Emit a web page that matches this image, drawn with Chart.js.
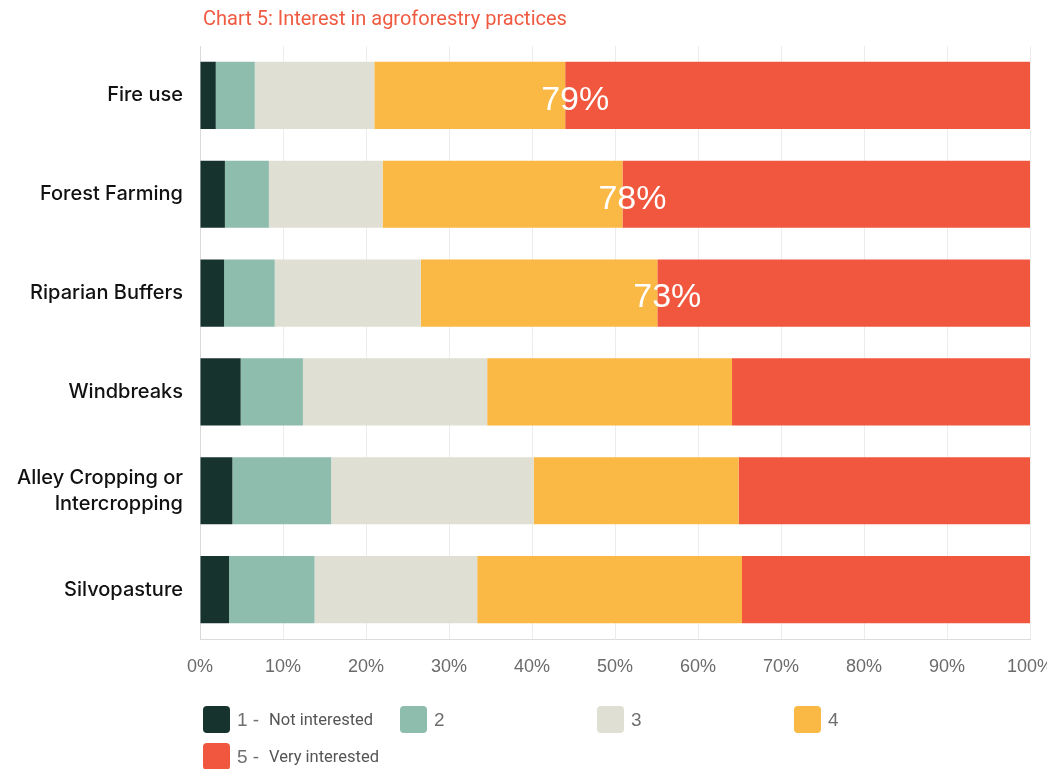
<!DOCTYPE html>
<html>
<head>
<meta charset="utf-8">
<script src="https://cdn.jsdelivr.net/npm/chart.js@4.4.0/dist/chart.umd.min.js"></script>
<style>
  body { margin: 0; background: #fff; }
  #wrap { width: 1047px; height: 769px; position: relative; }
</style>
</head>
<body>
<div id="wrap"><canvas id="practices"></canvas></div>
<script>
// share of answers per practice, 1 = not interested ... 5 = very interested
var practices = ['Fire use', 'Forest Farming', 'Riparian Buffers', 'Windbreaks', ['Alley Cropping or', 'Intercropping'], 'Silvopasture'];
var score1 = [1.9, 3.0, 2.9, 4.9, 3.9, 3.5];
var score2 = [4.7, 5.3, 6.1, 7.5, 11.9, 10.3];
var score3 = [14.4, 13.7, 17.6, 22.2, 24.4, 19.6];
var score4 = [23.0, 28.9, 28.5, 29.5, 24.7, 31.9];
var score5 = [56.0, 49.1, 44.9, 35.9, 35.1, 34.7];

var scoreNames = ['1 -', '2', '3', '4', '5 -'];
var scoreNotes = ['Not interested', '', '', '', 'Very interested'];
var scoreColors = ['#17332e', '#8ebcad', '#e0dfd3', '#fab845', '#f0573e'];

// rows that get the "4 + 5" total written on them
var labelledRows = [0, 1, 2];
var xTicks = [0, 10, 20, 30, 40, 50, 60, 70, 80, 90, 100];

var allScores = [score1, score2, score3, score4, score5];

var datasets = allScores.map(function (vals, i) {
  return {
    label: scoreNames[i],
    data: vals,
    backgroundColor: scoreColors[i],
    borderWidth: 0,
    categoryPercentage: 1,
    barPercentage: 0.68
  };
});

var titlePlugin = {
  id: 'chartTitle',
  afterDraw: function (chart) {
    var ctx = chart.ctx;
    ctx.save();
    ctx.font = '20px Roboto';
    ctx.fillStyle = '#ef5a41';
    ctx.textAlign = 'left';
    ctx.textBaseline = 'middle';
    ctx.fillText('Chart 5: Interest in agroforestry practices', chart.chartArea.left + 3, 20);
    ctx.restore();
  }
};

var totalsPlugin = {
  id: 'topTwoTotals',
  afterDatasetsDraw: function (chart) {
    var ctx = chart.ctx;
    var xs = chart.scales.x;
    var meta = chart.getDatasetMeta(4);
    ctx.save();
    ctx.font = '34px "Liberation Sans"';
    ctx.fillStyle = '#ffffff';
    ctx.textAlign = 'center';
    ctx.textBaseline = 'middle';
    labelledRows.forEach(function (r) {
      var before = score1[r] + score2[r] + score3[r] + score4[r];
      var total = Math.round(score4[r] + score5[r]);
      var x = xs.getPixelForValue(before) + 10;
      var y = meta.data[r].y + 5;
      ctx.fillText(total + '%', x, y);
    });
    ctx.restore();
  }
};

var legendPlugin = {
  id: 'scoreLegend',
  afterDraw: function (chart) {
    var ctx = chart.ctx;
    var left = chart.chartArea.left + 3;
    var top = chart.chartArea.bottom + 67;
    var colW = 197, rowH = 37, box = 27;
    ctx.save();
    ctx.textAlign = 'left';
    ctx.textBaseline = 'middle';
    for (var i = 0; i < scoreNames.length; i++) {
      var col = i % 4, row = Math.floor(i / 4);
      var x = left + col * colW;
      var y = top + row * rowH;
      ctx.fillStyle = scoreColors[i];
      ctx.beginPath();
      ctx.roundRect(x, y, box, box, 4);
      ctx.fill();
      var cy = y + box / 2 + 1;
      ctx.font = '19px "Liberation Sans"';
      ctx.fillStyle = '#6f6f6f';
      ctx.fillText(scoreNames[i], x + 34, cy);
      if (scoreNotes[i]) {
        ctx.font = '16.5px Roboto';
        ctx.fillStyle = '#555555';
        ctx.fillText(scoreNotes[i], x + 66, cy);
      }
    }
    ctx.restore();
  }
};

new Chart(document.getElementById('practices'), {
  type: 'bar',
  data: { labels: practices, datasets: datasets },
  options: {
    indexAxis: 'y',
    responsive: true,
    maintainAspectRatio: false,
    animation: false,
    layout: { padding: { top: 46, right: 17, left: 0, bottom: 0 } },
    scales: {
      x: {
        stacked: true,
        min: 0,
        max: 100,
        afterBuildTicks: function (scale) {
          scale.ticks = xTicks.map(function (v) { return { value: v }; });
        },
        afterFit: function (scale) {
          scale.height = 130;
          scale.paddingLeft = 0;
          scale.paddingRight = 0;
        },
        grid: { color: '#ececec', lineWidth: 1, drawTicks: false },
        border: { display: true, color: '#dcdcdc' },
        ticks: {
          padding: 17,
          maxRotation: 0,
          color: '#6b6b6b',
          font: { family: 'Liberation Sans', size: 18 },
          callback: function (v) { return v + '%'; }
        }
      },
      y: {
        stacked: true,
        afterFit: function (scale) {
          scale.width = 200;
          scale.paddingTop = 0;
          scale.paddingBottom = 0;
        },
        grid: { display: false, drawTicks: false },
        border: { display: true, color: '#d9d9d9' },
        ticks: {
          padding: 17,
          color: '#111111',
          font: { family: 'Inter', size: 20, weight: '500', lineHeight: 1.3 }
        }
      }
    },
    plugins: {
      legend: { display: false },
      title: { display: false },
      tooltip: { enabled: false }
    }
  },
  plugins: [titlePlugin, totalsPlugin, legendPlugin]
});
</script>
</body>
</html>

####

> _Task to complete_: Quote every line word for word and keep the images out of the copy.

> _Complete response_:
Emit a web page that matches this image, drawn with Chart.js.
<!DOCTYPE html>
<html>
<head>
<meta charset="utf-8">
<script src="https://cdn.jsdelivr.net/npm/chart.js@4.4.0/dist/chart.umd.min.js"></script>
<style>
  body { margin: 0; background: #fff; }
  #wrap { width: 1047px; height: 769px; position: relative; }
</style>
</head>
<body>
<div id="wrap"><canvas id="practices"></canvas></div>
<script>
// share of answers per practice, 1 = not interested ... 5 = very interested
var practices = ['Fire use', 'Forest Farming', 'Riparian Buffers', 'Windbreaks', ['Alley Cropping or', 'Intercropping'], 'Silvopasture'];
var score1 = [1.9, 3.0, 2.9, 4.9, 3.9, 3.5];
var score2 = [4.7, 5.3, 6.1, 7.5, 11.9, 10.3];
var score3 = [14.4, 13.7, 17.6, 22.2, 24.4, 19.6];
var score4 = [23.0, 28.9, 28.5, 29.5, 24.7, 31.9];
var score5 = [56.0, 49.1, 44.9, 35.9, 35.1, 34.7];

var scoreNames = ['1 -', '2', '3', '4', '5 -'];
var scoreNotes = ['Not interested', '', '', '', 'Very interested'];
var scoreColors = ['#17332e', '#8ebcad', '#e0dfd3', '#fab845', '#f0573e'];

// rows that get the "4 + 5" total written on them
var labelledRows = [0, 1, 2];
var xTicks = [0, 10, 20, 30, 40, 50, 60, 70, 80, 90, 100];

var allScores = [score1, score2, score3, score4, score5];

var datasets = allScores.map(function (vals, i) {
  return {
    label: scoreNames[i],
    data: vals,
    backgroundColor: scoreColors[i],
    borderWidth: 0,
    categoryPercentage: 1,
    barPercentage: 0.68
  };
});

var titlePlugin = {
  id: 'chartTitle',
  afterDraw: function (chart) {
    var ctx = chart.ctx;
    ctx.save();
    ctx.font = '20px Roboto';
    ctx.fillStyle = '#ef5a41';
    ctx.textAlign = 'left';
    ctx.textBaseline = 'middle';
    ctx.fillText('Chart 5: Interest in agroforestry practices', chart.chartArea.left + 3, 20);
    ctx.restore();
  }
};

var totalsPlugin = {
  id: 'topTwoTotals',
  afterDatasetsDraw: function (chart) {
    var ctx = chart.ctx;
    var xs = chart.scales.x;
    var meta = chart.getDatasetMeta(4);
    ctx.save();
    ctx.font = '34px "Liberation Sans"';
    ctx.fillStyle = '#ffffff';
    ctx.textAlign = 'center';
    ctx.textBaseline = 'middle';
    labelledRows.forEach(function (r) {
      var before = score1[r] + score2[r] + score3[r] + score4[r];
      var total = Math.round(score4[r] + score5[r]);
      var x = xs.getPixelForValue(before) + 10;
      var y = meta.data[r].y + 5;
      ctx.fillText(total + '%', x, y);
    });
    ctx.restore();
  }
};

var legendPlugin = {
  id: 'scoreLegend',
  afterDraw: function (chart) {
    var ctx = chart.ctx;
    var left = chart.chartArea.left + 3;
    var top = chart.chartArea.bottom + 67;
    var colW = 197, rowH = 37, box = 27;
    ctx.save();
    ctx.textAlign = 'left';
    ctx.textBaseline = 'middle';
    for (var i = 0; i < scoreNames.length; i++) {
      var col = i % 4, row = Math.floor(i / 4);
      var x = left + col * colW;
      var y = top + row * rowH;
      ctx.fillStyle = scoreColors[i];
      ctx.beginPath();
      ctx.roundRect(x, y, box, box, 4);
      ctx.fill();
      var cy = y + box / 2 + 1;
      ctx.font = '19px "Liberation Sans"';
      ctx.fillStyle = '#6f6f6f';
      ctx.fillText(scoreNames[i], x + 34, cy);
      if (scoreNotes[i]) {
        ctx.font = '16.5px Roboto';
        ctx.fillStyle = '#555555';
        ctx.fillText(scoreNotes[i], x + 66, cy);
      }
    }
    ctx.restore();
  }
};

new Chart(document.getElementById('practices'), {
  type: 'bar',
  data: { labels: practices, datasets: datasets },
  options: {
    indexAxis: 'y',
    responsive: true,
    maintainAspectRatio: false,
    animation: false,
    layout: { padding: { top: 46, right: 17, left: 0, bottom: 0 } },
    scales: {
      x: {
        stacked: true,
        min: 0,
        max: 100,
        afterBuildTicks: function (scale) {
          scale.ticks = xTicks.map(function (v) { return { value: v }; });
        },
        afterFit: function (scale) {
          scale.height = 130;
          scale.paddingLeft = 0;
          scale.paddingRight = 0;
        },
        grid: { color: '#ececec', lineWidth: 1, drawTicks: false },
        border: { display: true, color: '#dcdcdc' },
        ticks: {
          padding: 17,
          maxRotation: 0,
          color: '#6b6b6b',
          font: { family: 'Liberation Sans', size: 18 },
          callback: function (v) { return v + '%'; }
        }
      },
      y: {
        stacked: true,
        afterFit: function (scale) {
          scale.width = 200;
          scale.paddingTop = 0;
          scale.paddingBottom = 0;
        },
        grid: { display: false, drawTicks: false },
        border: { display: true, color: '#d9d9d9' },
        ticks: {
          padding: 17,
          color: '#111111',
          font: { family: 'Inter', size: 20, weight: '500', lineHeight: 1.3 }
        }
      }
    },
    plugins: {
      legend: { display: false },
      title: { display: false },
      tooltip: { enabled: false }
    }
  },
  plugins: [titlePlugin, totalsPlugin, legendPlugin]
});
</script>
</body>
</html>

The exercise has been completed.